Contre la prétendue 3D

Publié le par Yves-André Samère

Je suis ouvertement hostile aux films en relief, procédé rebaptisé aujourd’hui « 3D ». Pour deux raisons, « dont chaque est suffisante seule », aurait dit le Cyrano d’Edmond Rostand.

D’abord, c’est une arnaque : les directeurs de salles vous font payer deux ou trois euros la prétendue location des lunettes… qu’on vous reprend à la sortie. C’est donc une vente déguisée, doublée d’une confiscation arbitraire du bien acquis. On attend les plaintes en justice, que les margoulins ont jusque ici évitées parce que les sommes en jeu sont faibles, mais il suffirait qu’une association de consommmateurs s’en mêle... Or le film que l’on projette n’est même pas en relief comme annoncé. Expliquer en quoi c’est du faux relief prendrait ici trop de place, et je ne suis pas certain que vous auriez la patience de lire l’explication. Contentons-nous de dire que vous voyez en fait des objets plats comme des affiches, mais positionnés sur différents plans. Aucune sensation d’épaisseur, car celle du vrai relief n’est pas uniquement due à la vision binoculaire – pourtant la seule que le procédé courant des deux caméras couplées soit capable de fournir.

Ensuite, lesdites lunettes pèsent leur poids, et rien n’est prévu pour les fixer si vous portez DÉJÀ des lunettes : elles vous glisseront constamment sur le nez, et vous devrez les soutenir d’un doigt si vous voulez qu’elles restent en place pendant tout le film. Agréable…

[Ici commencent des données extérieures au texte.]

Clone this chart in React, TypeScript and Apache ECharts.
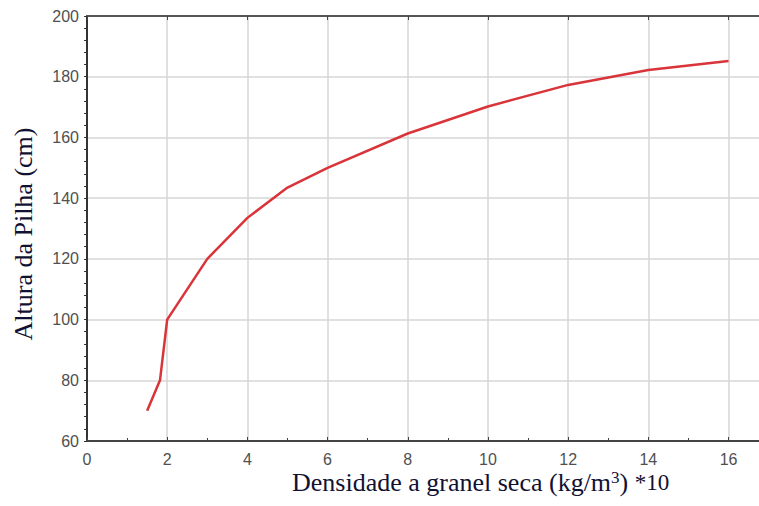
import React, { useEffect, useRef } from "react";
import * as echarts from "echarts";

const density = [1.5, 1.82, 2, 3, 4, 5, 6, 8, 10, 12, 14, 16];
const height = [70, 80, 100, 120, 133.5, 143.5, 150, 161.3, 170.2, 177.3, 182.2, 185.2];
const xTitle = "Densidade a granel seca (kg/m";
const yTitle = "Altura da Pilha (cm)";

export default function App() {
  const ref = useRef<HTMLDivElement>(null);
  useEffect(() => {
    const chart = echarts.init(ref.current!, null, { renderer: "svg" });
    const labelStyle = { color: "#505050", fontFamily: "Liberation Sans", fontSize: 16 };
    chart.setOption({
      animation: false,
      backgroundColor: "#ffffff",
      grid: { left: 87, right: 0, top: 16, bottom: 65, containLabel: false },
      xAxis: [
        {
          type: "value", min: 0, max: 16.76, interval: 2,
          axisLine: { lineStyle: { color: "#444", width: 2 } },
          axisTick: { inside: true, length: 4, lineStyle: { color: "#444" } },
          minorTick: { show: true, splitNumber: 2, length: 3, lineStyle: { color: "#444" } },
          axisLabel: { ...labelStyle, margin: 10, showMaxLabel: false, formatter: (v: number) => (v % 2 === 0 ? String(v) : "") },
          splitLine: { show: true, showMaxLine: false, lineStyle: { color: "#d6d6d6", width: 1.5 } },
        },
        {
          type: "value", min: 0, max: 16.76, interval: 2, position: "top",
          axisLine: { lineStyle: { color: "#555", width: 2 } },
          axisTick: { inside: true, length: 4, lineStyle: { color: "#444" } },
          axisLabel: { show: false },
          splitLine: { show: false },
        },
      ],
      yAxis: {
        type: "value", min: 60, max: 200, interval: 20,
        axisLine: { show: true, lineStyle: { color: "#333", width: 2 } },
        axisTick: { show: true, inside: false, length: 3, lineStyle: { color: "#333" } },
        minorTick: { show: true, splitNumber: 5, length: 3, lineStyle: { color: "#333" } },
        axisLabel: { ...labelStyle, margin: 8 },
        splitLine: { show: true, lineStyle: { color: "#d6d6d6", width: 1.5 } },
      },
      series: [
        {
          type: "line",
          data: density.map((d, i) => [d, height[i]]),
          showSymbol: false,
          lineStyle: { color: "#d9343a", width: 2.5 },
          xAxisIndex: 0,
        },
      ],
      graphic: [
        {
          type: "text",
          left: 292,
          top: 469,
          style: {
            text: "{a|" + xTitle + "}{s|3}{a|) }{b|*10}",
            rich: {
              a: { fontFamily: "Liberation Serif", fontSize: 26, fill: "#111133" },
              s: { fontFamily: "Liberation Serif", fontSize: 17, fill: "#111133", verticalAlign: "top", padding: [0, 0, 10, 0] },
              b: { fontFamily: "Liberation Serif", fontSize: 23, fill: "#111133" },
            },
          },
        },
        {
          type: "text",
          x: 23,
          y: 234,
          rotation: Math.PI / 2,
          style: {
            text: yTitle,
            fontFamily: "Liberation Serif",
            fontSize: 26,
            fill: "#111133",
            align: "center",
            verticalAlign: "middle",
          },
        },
      ],
    });
    return () => chart.dispose();
  }, []);
  return <div ref={ref} style={{ width: 759, height: 506, position: "absolute", left: 0, top: 0 }} />;
}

Finalement, c’est un gadget. D’ailleurs, c’est bien ce qu’a déclaré Michel Ciment, le meilleur critique de cinéma que nous ayons chez nous : un puits de culture, et du bon sens à revendre. Il fait par ailleurs observer que le procédé est loin d’être nouveau, puisque Hitchcock en personne avait réalisé un film en relief, en… 1954 ! Il s’agissait de Dial M for murder, avec Grace Kelly (en français, Le crime était presque parfait). Ça n’avait pas marché, le film n’est passé que rarement en France (au Studio Christine, au moins deux années différentes), bien que le port des lunettes en carton était alors moins pénible. On a fait d’autres tentatives ultérieurement, et il y eut un film chinois, Dynasty (si-si ! C’était bien ce titre), une histoire de combats de sabres tournée en 1977 sous le titre Qian dao wan li zhu, première coproduction en relief de Hong-Kong et Taiwan. Là encore, un bide, et le procédé fut abandonné. Jusqu’à ce que de modernes margoulins le remettent à la mode. Par pur désintéressement, bien entendu.